### Instruction:
Write out, exactly and only, the lines that run from the top of the records to the line with "ax = fig.add_axes([0.182, 0.180, 0.814, 0.786])". Include both ends; exclude pictures.

### Data for processing:
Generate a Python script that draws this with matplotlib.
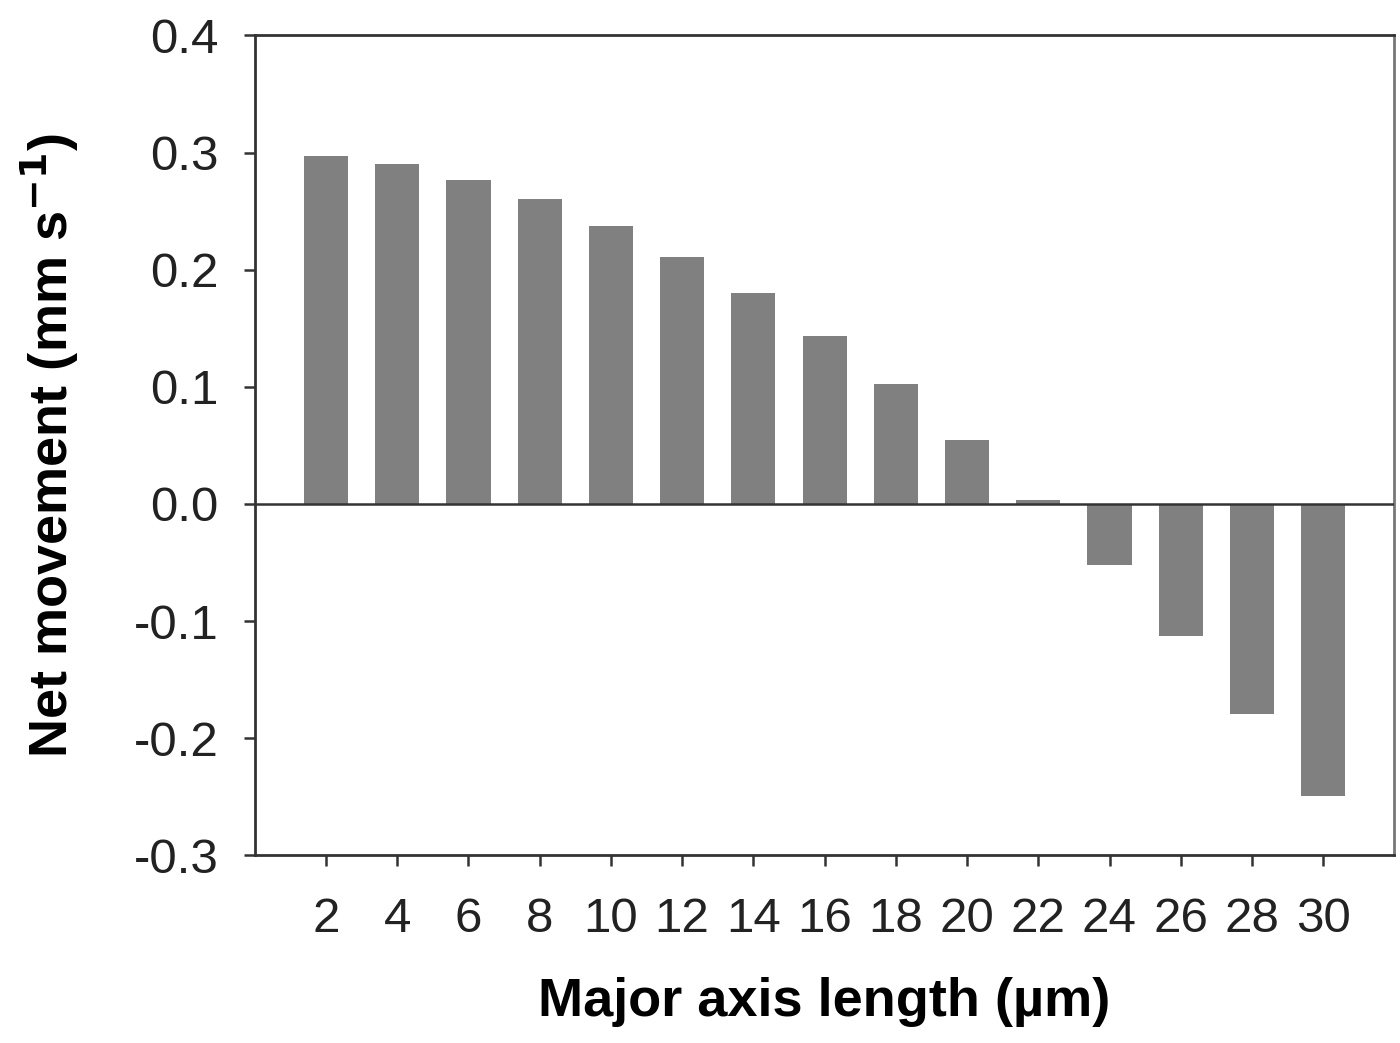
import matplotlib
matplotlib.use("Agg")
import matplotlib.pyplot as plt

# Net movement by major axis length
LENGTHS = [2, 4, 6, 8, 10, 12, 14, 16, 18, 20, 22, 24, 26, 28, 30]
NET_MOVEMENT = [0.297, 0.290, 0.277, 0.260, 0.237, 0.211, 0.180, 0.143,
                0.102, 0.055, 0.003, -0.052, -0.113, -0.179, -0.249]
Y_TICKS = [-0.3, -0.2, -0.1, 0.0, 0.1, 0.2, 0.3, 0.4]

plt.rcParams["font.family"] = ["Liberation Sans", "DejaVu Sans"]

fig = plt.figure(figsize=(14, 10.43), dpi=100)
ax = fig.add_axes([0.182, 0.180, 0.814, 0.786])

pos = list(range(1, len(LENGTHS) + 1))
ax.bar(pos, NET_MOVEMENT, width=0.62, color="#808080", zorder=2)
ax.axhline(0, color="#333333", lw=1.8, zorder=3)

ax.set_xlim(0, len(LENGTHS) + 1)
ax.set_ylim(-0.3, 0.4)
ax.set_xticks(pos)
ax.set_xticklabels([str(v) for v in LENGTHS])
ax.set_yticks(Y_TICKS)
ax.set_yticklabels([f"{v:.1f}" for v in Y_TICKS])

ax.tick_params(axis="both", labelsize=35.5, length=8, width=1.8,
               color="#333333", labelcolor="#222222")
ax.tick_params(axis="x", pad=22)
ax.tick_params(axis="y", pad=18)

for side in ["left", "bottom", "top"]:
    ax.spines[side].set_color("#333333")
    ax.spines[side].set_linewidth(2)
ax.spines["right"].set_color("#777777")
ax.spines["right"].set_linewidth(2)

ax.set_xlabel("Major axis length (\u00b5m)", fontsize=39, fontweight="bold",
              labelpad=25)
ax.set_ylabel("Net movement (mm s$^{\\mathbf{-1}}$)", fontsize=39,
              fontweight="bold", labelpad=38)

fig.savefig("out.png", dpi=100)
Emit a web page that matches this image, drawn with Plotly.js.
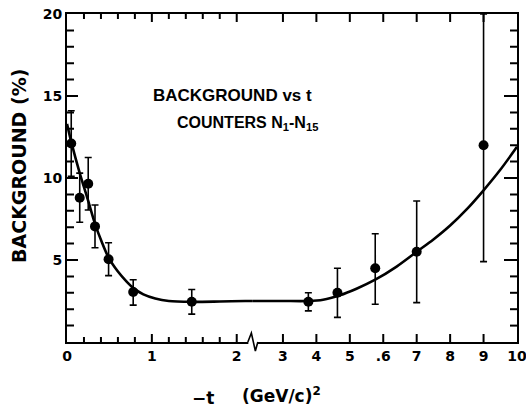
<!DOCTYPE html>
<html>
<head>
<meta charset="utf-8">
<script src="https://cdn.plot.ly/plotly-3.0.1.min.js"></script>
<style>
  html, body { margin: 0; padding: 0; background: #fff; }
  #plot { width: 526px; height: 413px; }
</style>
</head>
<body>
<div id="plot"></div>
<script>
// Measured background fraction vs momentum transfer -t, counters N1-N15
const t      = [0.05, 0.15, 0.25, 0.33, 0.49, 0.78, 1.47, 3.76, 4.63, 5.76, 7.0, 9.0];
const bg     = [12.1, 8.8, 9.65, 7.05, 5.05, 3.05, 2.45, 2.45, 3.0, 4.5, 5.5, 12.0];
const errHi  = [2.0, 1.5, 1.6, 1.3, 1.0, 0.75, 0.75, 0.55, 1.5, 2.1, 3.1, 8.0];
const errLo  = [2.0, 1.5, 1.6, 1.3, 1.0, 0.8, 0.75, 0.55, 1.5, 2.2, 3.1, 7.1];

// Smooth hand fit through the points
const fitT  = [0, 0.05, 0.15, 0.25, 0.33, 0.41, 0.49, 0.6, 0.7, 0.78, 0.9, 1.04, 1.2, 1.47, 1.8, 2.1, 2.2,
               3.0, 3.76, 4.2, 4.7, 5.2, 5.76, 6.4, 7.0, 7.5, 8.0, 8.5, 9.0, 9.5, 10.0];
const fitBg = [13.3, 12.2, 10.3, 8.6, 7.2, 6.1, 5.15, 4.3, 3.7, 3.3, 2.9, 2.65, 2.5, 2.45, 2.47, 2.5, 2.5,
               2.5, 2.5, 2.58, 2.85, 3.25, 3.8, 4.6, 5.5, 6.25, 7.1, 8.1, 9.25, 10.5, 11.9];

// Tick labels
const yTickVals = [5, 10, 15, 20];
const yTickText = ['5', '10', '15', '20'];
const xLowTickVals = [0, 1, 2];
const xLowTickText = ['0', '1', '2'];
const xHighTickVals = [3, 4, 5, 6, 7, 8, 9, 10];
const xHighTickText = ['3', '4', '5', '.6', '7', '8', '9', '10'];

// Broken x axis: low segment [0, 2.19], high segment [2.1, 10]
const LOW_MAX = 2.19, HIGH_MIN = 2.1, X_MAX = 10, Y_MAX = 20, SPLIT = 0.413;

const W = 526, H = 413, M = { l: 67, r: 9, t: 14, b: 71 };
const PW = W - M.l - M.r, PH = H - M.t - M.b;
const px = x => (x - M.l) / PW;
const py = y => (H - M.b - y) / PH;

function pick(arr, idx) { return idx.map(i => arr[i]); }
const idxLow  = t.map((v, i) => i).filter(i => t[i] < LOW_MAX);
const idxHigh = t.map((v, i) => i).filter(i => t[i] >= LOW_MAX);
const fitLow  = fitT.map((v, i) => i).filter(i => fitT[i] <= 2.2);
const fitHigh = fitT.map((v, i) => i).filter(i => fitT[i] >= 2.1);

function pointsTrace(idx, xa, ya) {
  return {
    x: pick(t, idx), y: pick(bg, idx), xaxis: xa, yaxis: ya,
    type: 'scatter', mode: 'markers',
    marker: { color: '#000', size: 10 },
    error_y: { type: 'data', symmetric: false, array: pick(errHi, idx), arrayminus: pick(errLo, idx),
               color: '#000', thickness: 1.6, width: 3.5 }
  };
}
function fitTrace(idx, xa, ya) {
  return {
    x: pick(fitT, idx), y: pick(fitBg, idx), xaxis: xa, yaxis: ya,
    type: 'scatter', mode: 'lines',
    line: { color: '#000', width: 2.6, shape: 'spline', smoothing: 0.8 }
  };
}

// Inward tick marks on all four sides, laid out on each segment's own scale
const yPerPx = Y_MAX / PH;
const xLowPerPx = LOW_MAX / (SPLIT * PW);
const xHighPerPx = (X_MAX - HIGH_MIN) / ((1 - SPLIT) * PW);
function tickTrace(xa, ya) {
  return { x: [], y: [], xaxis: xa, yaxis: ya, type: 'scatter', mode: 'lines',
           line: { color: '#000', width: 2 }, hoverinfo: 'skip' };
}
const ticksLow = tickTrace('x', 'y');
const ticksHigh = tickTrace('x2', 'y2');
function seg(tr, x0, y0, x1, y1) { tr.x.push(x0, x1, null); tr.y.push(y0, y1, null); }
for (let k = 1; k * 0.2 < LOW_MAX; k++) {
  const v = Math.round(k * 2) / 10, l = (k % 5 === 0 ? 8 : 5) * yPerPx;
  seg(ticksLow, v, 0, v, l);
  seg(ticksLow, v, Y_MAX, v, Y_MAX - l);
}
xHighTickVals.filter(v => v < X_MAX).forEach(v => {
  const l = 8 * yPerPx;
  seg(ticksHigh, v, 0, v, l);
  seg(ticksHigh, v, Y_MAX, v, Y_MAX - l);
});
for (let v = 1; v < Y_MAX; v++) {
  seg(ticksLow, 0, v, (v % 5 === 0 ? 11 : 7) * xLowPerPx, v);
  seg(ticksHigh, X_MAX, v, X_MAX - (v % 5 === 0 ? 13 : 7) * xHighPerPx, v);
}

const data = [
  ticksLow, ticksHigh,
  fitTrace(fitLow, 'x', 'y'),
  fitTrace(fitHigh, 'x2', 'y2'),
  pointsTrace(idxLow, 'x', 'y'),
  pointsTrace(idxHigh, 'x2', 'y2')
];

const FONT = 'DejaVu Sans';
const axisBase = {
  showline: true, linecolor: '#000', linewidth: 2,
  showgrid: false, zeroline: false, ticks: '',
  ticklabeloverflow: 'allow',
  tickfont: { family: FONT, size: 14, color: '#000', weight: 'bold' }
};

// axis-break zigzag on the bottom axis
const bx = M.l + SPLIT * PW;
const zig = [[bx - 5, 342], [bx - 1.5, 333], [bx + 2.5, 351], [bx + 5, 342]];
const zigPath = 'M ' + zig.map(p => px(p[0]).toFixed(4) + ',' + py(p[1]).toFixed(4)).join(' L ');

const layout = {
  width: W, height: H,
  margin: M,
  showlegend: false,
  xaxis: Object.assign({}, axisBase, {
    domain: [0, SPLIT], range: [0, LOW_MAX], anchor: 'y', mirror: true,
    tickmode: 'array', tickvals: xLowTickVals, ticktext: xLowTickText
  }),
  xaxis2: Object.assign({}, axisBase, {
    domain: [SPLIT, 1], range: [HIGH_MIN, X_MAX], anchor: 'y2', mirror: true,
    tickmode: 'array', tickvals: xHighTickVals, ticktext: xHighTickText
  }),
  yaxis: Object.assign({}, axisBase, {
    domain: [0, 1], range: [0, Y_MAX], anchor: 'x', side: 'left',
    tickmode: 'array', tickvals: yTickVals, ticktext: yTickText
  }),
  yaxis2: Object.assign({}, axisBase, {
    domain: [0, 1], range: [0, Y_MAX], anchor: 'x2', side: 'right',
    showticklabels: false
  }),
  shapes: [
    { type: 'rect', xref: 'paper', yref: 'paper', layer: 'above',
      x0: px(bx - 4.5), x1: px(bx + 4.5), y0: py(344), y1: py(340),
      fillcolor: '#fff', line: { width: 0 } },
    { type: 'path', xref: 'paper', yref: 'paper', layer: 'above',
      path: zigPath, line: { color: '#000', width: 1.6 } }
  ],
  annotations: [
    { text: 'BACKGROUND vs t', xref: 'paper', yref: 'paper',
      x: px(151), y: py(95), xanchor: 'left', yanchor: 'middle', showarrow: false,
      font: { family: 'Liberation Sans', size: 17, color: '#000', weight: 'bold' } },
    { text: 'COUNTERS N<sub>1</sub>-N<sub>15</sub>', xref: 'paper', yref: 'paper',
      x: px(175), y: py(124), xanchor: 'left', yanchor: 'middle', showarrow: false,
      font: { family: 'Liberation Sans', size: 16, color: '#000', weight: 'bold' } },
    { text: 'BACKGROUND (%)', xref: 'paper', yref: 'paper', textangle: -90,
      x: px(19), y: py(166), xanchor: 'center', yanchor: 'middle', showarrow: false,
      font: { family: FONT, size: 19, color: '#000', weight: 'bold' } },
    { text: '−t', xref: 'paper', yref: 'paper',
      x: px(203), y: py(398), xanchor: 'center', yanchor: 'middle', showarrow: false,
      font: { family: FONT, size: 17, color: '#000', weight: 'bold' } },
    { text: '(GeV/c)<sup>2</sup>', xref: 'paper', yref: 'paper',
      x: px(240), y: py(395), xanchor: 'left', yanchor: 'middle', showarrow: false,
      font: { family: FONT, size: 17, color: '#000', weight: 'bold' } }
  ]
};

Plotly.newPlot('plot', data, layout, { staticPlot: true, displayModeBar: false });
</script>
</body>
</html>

### Solution for this exercise:
Generate a Python script that draws this with matplotlib.
import matplotlib
matplotlib.use("Agg")
import matplotlib.pyplot as plt

# Net movement by major axis length
LENGTHS = [2, 4, 6, 8, 10, 12, 14, 16, 18, 20, 22, 24, 26, 28, 30]
NET_MOVEMENT = [0.297, 0.290, 0.277, 0.260, 0.237, 0.211, 0.180, 0.143,
                0.102, 0.055, 0.003, -0.052, -0.113, -0.179, -0.249]
Y_TICKS = [-0.3, -0.2, -0.1, 0.0, 0.1, 0.2, 0.3, 0.4]

plt.rcParams["font.family"] = ["Liberation Sans", "DejaVu Sans"]

fig = plt.figure(figsize=(14, 10.43), dpi=100)
ax = fig.add_axes([0.182, 0.180, 0.814, 0.786])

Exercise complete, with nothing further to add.